The Yelp Bully
It’s always fun to pick on Yelp.
Call me the Yelp Bully.
Kidding.
Not as a bully, but more like the voice of reason.
Mainly seeing so many businesses pay for over-priced advertising over the years.
Breaks my heart!
This is not just about saying…
“Advertising on Yelp doesn’t work.”
It could work. But, it’s over-priced based on the facts.
Here are the facts…
Yelp’s stock just dropped 20%.
An excerpt from a “Motley Fool” interview…

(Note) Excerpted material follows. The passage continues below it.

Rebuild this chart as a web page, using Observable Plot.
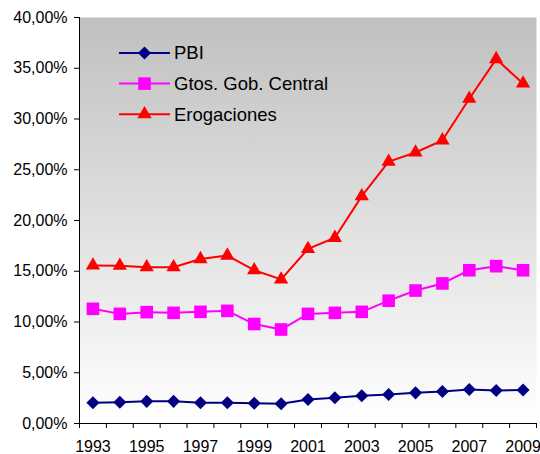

“…total user base has essentially plateaued. They have 84 million desktop users; they have 73 million mobile users. That’s bounced around quarter to quarter, but it hasn’t really grown significantly. The main way the company generates revenue now is through what it calls local advertising accounts. Essentially, it has 139,000 small or local businesses that will pay for advertising in some shape or form on Yelp’s platform. To give some context, that’s out of 3.4 million claimed business locations, which essentially means there are about 3.5 million business owner accounts on Yelp.”
The total user-base is just not enough to support the type of $ their sales-guys/girls hound us for.
Just not enough eye-balls looking at Yelp.
I have let the genie out of the bottle on Yelp over the years.
This may have to be last Yelp article for a while!
To revisit my strong, rigid and don’t question it – advice on Yelp…
- Be careful. Simply claim your free listing so you can get the reviews and the back-link.
- Don’t sign a long contract with them. If… you can…
- Get Yelp to agree to a short-term trial at a discount and track the results.
- Remember, you may need nothing beyond the free listing.